Some you buried alive. Some you hanged on the tree. 

 You took justice in your own hands” (P.71)

From the above, it is lucid to concur here that what has been happening to the people of Achara is as a result of the dirty things they soiled their hands with in the past. Now, these things become the monstrous shadows of evil coming to hunt them. The old, young, able and disabled women and men are paying dearly for this. The play is indeed a revelation.

The play is a microcosm of the Nigerian society. Nigeria is now plagued by the curse of innocent bloodshed before now. Who will pay the ultimate price? It touches one deeply in the marrow.

Achara is doomed and faces lots of deaths and calamities, a prize for her evil and her negligence of the gods. A prize for forsaking the gods and going their own way. The people of Achara now wallows in pains and suffering. The writer draws a map of how the elders run helter-skelter in search of solutions to the Calamities they face in the land. Thus: “Some of the elders will visit the sacred shrine of Eziakwo to see Agiriga” (P. 19).

The writer depicts the king as a man who loves his people. He is sad because the land is at the brink of its collapse and death fears no one in the land. The king’s words are soothing at all times. He knows what to see to the people in the midst of troubles and doom.
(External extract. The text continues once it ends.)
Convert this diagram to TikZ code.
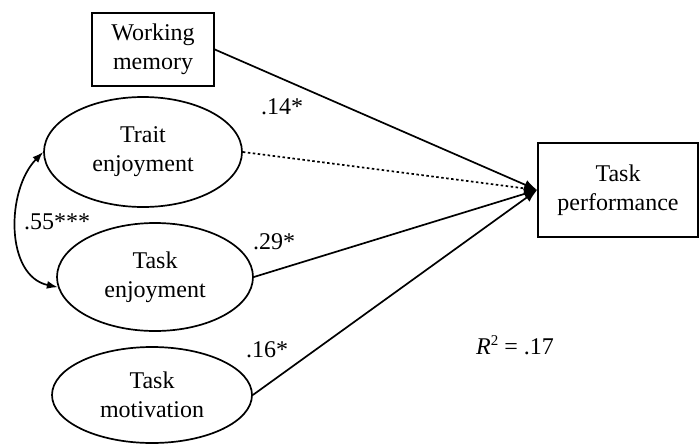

As the play progresses, the writer dives into the issue of male-child preference and male dominance that is prevalent in our society. The playwright portrays Africa as a continent that is patriarchal in nature. This is captured in the various conservations of the women who cry out against the subjugation and humiliation they suffer in the community. Thus, Nnenna says:

“What can we do? Aren’t we confined to our kitchens?

Can the men allow us to speak? A woman has no say in

the affairs of the land: she dares not raise her head. 
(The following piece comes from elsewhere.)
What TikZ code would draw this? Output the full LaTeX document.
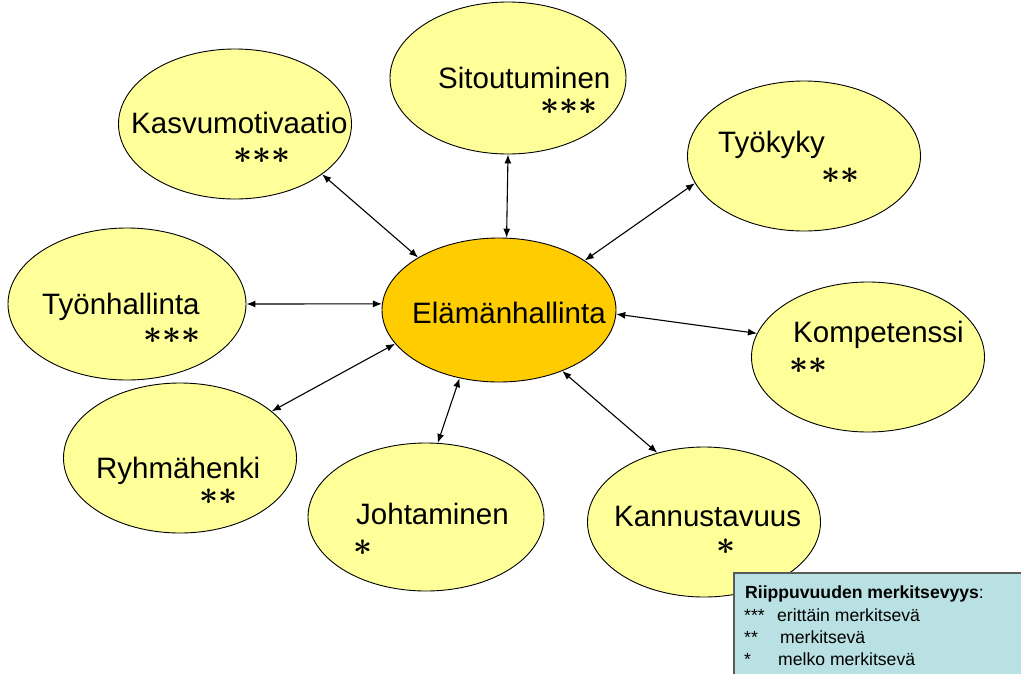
\RequirePackage{fix-cm}
\documentclass[tikz,border=0pt]{standalone}
\usepackage{fontspec}
\setmainfont{Liberation Sans}
\usetikzlibrary{shapes.geometric,arrows.meta}
\definecolor{lyellow}{RGB}{255,255,153}
\definecolor{gold}{RGB}{255,204,0}
\definecolor{legfill}{RGB}{185,224,226}
\definecolor{legdraw}{RGB}{90,90,90}
\tikzset{
  oval/.style={ellipse, draw=black, line width=0.9pt, fill=lyellow, inner sep=0pt,
    minimum width=233pt, minimum height=150pt},
  lbl/.style={anchor=base west, inner sep=0pt, font=\fontsize{29.5}{35}\selectfont},
  starlbl/.style={inner sep=0pt, font=\fontsize{33}{36}\selectfont\boldmath},
  legtxt/.style={anchor=base west, inner sep=0pt, font=\fontsize{17.6}{20}\selectfont},
  link/.style={line width=1.1pt, {Latex[length=9pt,width=7pt]}-{Latex[length=9pt,width=7pt]}}
}
\begin{document}
\begin{tikzpicture}[x=1pt,y=-1pt]
\useasboundingbox (0,0) rectangle (1021,673);
\clip (0,0) rectangle (1021,673);
% ellipses
\node[oval, minimum width=234pt, minimum height=144pt, fill=gold] (ctr) at (499,310) {};
\node[oval, minimum width=236pt, minimum height=152pt] (sit) at (508,78) {};
\node[oval] (kas) at (235,124) {};
\node[oval] (tyk) at (804,156) {};
\node[oval, minimum width=238pt, minimum height=152pt] (tyh) at (127,304) {};
\node[oval] (kom) at (868,357) {};
\node[oval] (ryh) at (180,458) {};
\node[oval, minimum width=236pt, minimum height=148pt] (joh) at (426,517) {};
\node[oval] (kan) at (704,522) {};
% labels
\node[lbl] (tctr) at (412,323) {Elämänhallinta};
\node[lbl] (tsit) at (438,88) {Sitoutuminen};
\node[starlbl] (ssit) at (569,107) {$\mathord{\ast}\mathord{\ast}\mathord{\ast}$};
\node[lbl] (tkas) at (131,133) {Kasvumotivaatio};
\node[starlbl] (skas) at (262,156) {$\mathord{\ast}\mathord{\ast}\mathord{\ast}$};
\node[lbl] (ttyk) at (718,152) {Työkyky};
\node[starlbl] (styk) at (840,176) {$\mathord{\ast}\mathord{\ast}$};
\node[lbl] (ttyh) at (42,314) {Työnhallinta};
\node[starlbl] (styh) at (172,336) {$\mathord{\ast}\mathord{\ast}\mathord{\ast}$};
\node[lbl] (tkom) at (793,342) {Kompetenssi};
\node[starlbl] (skom) at (808,366) {$\mathord{\ast}\mathord{\ast}$};
\node[lbl] (tryh) at (96,478) {Ryhmähenki};
\node[starlbl] (sryh) at (218,497) {$\mathord{\ast}\mathord{\ast}$};
\node[lbl] (tjoh) at (356,524) {Johtaminen};
\node[starlbl] (sjoh) at (363,548) {$\mathord{\ast}$};
\node[lbl] (tkan) at (614,526) {Kannustavuus};
\node[starlbl] (skan) at (726,547) {$\mathord{\ast}$};
% connectors
\draw[link] (kas.-30.3) -- (ctr.147.1);
\draw[link] (sit.-90) -- (ctr.84);
\draw[link] (tyk.194.7) -- (ctr.30);
\draw[link] (tyh.0) -- (ctr.177.6);
\draw[link] (kom.168.2) -- (ctr.-2);
\draw[link] (ryh.27.8) -- (ctr.198.9);
\draw[link] (joh.81.9) -- (ctr.240);
\draw[link] (kan.124.7) -- (ctr.-44.5);
% legend
\node[draw=legdraw, fill=legfill, line width=1.5pt, anchor=north west,
  minimum width=320pt, minimum height=130pt, inner sep=0pt] (leg) at (733,572) {};
\node[legtxt] (l1) at (745,598) {\textbf{Riippuvuuden merkitsevyys}:};
\node[legtxt] (l2a) at (744,621) {***};
\node[legtxt] (l2b) at (777,621) {erittäin merkitsevä};
\node[legtxt] (l3a) at (744,643) {**};
\node[legtxt] (l3b) at (780,643) {merkitsevä};
\node[legtxt] (l4a) at (744,665) {*};
\node[legtxt] (l4b) at (778,665) {melko merkitsevä};
\end{tikzpicture}
\end{document}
She is to dance to the beat played by men”. (P. 55).

Adamma says this too:

We are always pushed aside in everything. The late Oka’s wife,

was hindered from partaking in her husband’s inheritance 

just because she had no male child (P. 56.)

It could be inferred from the foregoing that such societal expectation could snowball to psychic -depression if the societal expectation (Male-child) is not meant. That is the case of Oka’s wife when she could not give birth to a male child. Sadly to say, women become sacrificial Lamb as they are meant to remain mute even at abattoir.

On a final note,

To avert the curse placed on the land (Achara), a lamb must be sacrificed. Who will present himself on the altar to be used to cleanse the land? Who will become the saving Messiah to Achara?

It is to be noted that the activities that take place in the play are fashioned by the gods. This can be explained from the prologue of the play where the three deities meet to discuss the issues of the land. The three deities can be given a symbolic interpretation. The writer uses them to represent unity. The cover page of the play also captures this. It could also represent the major three tribes of Nigeria. Here, it is inferred that for us to progress in this country, we need to be united.

There are lots of stereotypes that are broken in this play. This is uncommon to most African works. Through this play, one will learn to appreciate the African traditional religion, contrary to the belief held that our culture and traditions are bad and bloodthirsty. No. The author shows that there are still many good things about Africa and Africans. He also condemns certain attitudes of our leaders and followers. This indeed shows that literature is a powerful tool used to negate all false beliefs propagated in the society.

The play is indeed and interesting one. A reader would not like to drop it when the eyes are fixed on it. One encounters something new at the opening of every page.

The structure of the play is not in the usual method of having acts and scenes. Rather, the author makes it unique by breaking the play into three parts. The three parts is also symbolic as there are three deities that appear in the play. This also points to the rule of having a play united in three unities. Every new scene begins with beautiful proverbs or words of wisdom which remains recorded in the mind of readers. This is part of the author’s style.

The gods are mute and what will the people of the land do? In ‘Verdict of the Gods’ is verdict of the gods.